From the records below, print only the part that opens with the line containing "Rebuild this chart" and closes with the line containing "const V2G_COLOR = '#1b6fbb';"; omit the pictures.

**DATA EXTRACT:**
━━━

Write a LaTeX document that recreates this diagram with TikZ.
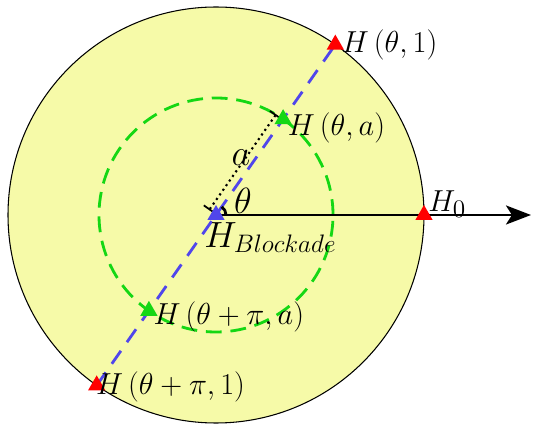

━━━

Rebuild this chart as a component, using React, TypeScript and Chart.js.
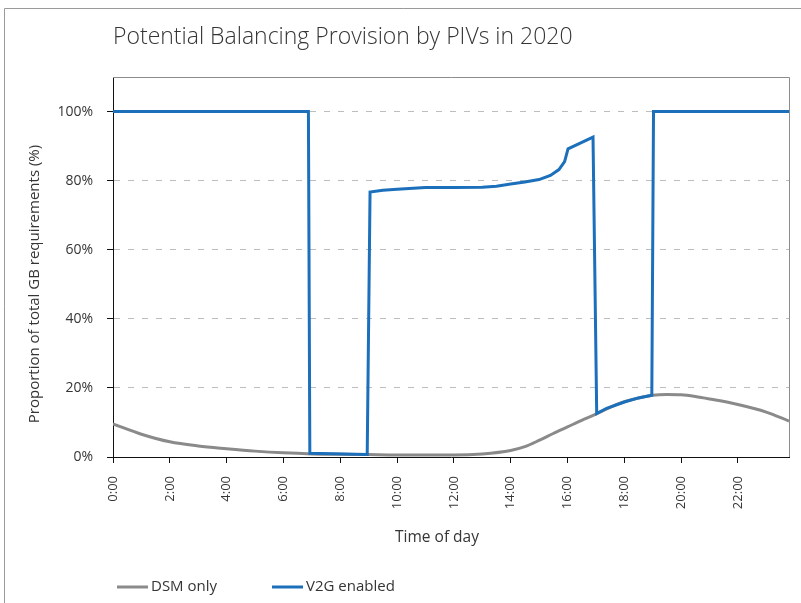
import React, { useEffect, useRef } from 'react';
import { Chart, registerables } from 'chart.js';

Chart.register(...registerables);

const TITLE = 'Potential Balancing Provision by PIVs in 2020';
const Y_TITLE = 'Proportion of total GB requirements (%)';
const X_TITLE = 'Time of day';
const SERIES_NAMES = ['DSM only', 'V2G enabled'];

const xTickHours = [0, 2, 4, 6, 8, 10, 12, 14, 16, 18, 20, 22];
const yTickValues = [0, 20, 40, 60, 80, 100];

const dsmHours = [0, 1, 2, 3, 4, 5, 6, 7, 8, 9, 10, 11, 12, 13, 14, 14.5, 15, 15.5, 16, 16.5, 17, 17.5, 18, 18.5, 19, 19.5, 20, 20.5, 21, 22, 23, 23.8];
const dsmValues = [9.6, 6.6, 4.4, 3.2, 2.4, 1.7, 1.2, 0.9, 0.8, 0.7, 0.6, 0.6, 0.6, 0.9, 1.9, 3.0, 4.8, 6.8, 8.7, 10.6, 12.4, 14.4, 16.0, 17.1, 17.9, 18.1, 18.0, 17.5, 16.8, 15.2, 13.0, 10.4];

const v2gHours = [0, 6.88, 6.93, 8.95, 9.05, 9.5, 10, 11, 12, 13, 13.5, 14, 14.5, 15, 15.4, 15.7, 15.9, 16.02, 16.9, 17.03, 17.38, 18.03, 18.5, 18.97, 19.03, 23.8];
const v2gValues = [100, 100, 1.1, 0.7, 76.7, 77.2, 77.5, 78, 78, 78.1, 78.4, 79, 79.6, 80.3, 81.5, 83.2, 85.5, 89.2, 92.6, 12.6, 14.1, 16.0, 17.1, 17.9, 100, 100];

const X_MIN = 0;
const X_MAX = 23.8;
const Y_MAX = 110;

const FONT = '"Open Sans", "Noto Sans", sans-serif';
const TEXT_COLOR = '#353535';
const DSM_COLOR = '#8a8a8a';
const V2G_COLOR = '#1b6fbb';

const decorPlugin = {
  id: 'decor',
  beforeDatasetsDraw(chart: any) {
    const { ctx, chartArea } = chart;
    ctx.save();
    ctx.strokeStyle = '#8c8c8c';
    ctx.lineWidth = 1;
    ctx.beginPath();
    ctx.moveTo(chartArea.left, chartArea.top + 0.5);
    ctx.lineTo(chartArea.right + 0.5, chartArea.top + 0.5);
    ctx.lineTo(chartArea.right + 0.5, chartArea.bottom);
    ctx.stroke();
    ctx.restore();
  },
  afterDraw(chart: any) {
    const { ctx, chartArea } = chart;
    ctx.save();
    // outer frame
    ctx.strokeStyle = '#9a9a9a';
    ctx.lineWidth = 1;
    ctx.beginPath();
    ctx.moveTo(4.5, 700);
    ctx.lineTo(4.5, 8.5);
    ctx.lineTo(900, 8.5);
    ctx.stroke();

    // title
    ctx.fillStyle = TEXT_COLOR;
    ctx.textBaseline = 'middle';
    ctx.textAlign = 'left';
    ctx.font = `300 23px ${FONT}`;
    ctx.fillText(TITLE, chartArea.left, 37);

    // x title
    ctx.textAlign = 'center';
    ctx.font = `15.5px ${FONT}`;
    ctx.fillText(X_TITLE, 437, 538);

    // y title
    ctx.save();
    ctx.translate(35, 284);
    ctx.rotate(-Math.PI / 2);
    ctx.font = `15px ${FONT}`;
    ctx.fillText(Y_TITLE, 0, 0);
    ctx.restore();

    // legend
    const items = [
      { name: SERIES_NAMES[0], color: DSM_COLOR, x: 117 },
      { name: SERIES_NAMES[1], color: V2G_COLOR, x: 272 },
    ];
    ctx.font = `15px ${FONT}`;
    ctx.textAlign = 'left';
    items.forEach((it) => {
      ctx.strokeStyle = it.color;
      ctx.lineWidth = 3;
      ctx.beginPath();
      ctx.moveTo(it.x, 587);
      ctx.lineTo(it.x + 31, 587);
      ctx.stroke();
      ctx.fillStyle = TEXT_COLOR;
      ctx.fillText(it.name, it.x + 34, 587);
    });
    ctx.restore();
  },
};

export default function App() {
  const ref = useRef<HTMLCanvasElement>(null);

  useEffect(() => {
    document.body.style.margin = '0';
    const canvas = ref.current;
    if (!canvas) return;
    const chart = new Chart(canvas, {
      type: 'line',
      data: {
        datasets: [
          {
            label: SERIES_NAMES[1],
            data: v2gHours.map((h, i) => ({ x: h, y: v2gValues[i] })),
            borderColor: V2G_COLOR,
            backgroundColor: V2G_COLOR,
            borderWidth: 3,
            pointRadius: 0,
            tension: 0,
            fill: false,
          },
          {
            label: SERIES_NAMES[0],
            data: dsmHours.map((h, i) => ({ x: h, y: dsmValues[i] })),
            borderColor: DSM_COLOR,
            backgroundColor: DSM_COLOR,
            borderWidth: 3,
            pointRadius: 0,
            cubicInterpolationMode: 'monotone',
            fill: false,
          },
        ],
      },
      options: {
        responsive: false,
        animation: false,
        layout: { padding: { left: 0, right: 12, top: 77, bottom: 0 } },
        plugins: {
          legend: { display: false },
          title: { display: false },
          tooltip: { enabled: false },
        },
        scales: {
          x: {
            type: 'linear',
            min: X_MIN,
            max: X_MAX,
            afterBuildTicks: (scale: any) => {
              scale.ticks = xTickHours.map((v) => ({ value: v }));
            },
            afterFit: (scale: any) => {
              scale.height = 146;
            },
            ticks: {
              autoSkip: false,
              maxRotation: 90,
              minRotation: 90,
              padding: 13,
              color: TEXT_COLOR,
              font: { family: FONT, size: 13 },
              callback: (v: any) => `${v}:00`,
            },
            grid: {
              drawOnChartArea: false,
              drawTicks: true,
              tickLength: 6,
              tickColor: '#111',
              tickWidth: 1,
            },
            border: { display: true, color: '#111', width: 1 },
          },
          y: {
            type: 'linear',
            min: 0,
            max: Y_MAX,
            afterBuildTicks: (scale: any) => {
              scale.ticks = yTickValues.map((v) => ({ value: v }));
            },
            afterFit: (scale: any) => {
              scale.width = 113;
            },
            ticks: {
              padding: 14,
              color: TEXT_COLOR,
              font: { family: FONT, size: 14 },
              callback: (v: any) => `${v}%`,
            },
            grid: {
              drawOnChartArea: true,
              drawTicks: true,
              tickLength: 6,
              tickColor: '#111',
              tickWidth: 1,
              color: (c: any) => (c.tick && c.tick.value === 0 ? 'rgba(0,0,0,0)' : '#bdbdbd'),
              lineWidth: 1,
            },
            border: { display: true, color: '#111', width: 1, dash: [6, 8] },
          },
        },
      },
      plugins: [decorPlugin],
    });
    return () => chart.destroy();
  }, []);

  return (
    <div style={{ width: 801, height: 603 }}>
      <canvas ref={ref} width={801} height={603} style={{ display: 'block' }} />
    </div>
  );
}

━━━

**ANSWER TO THIS PROBLEM:**
Rebuild this chart as a component, using React, TypeScript and Chart.js.
import React, { useEffect, useRef } from 'react';
import { Chart, registerables } from 'chart.js';

Chart.register(...registerables);

const TITLE = 'Potential Balancing Provision by PIVs in 2020';
const Y_TITLE = 'Proportion of total GB requirements (%)';
const X_TITLE = 'Time of day';
const SERIES_NAMES = ['DSM only', 'V2G enabled'];

const xTickHours = [0, 2, 4, 6, 8, 10, 12, 14, 16, 18, 20, 22];
const yTickValues = [0, 20, 40, 60, 80, 100];

const dsmHours = [0, 1, 2, 3, 4, 5, 6, 7, 8, 9, 10, 11, 12, 13, 14, 14.5, 15, 15.5, 16, 16.5, 17, 17.5, 18, 18.5, 19, 19.5, 20, 20.5, 21, 22, 23, 23.8];
const dsmValues = [9.6, 6.6, 4.4, 3.2, 2.4, 1.7, 1.2, 0.9, 0.8, 0.7, 0.6, 0.6, 0.6, 0.9, 1.9, 3.0, 4.8, 6.8, 8.7, 10.6, 12.4, 14.4, 16.0, 17.1, 17.9, 18.1, 18.0, 17.5, 16.8, 15.2, 13.0, 10.4];

const v2gHours = [0, 6.88, 6.93, 8.95, 9.05, 9.5, 10, 11, 12, 13, 13.5, 14, 14.5, 15, 15.4, 15.7, 15.9, 16.02, 16.9, 17.03, 17.38, 18.03, 18.5, 18.97, 19.03, 23.8];
const v2gValues = [100, 100, 1.1, 0.7, 76.7, 77.2, 77.5, 78, 78, 78.1, 78.4, 79, 79.6, 80.3, 81.5, 83.2, 85.5, 89.2, 92.6, 12.6, 14.1, 16.0, 17.1, 17.9, 100, 100];

const X_MIN = 0;
const X_MAX = 23.8;
const Y_MAX = 110;

const FONT = '"Open Sans", "Noto Sans", sans-serif';
const TEXT_COLOR = '#353535';
const DSM_COLOR = '#8a8a8a';
const V2G_COLOR = '#1b6fbb';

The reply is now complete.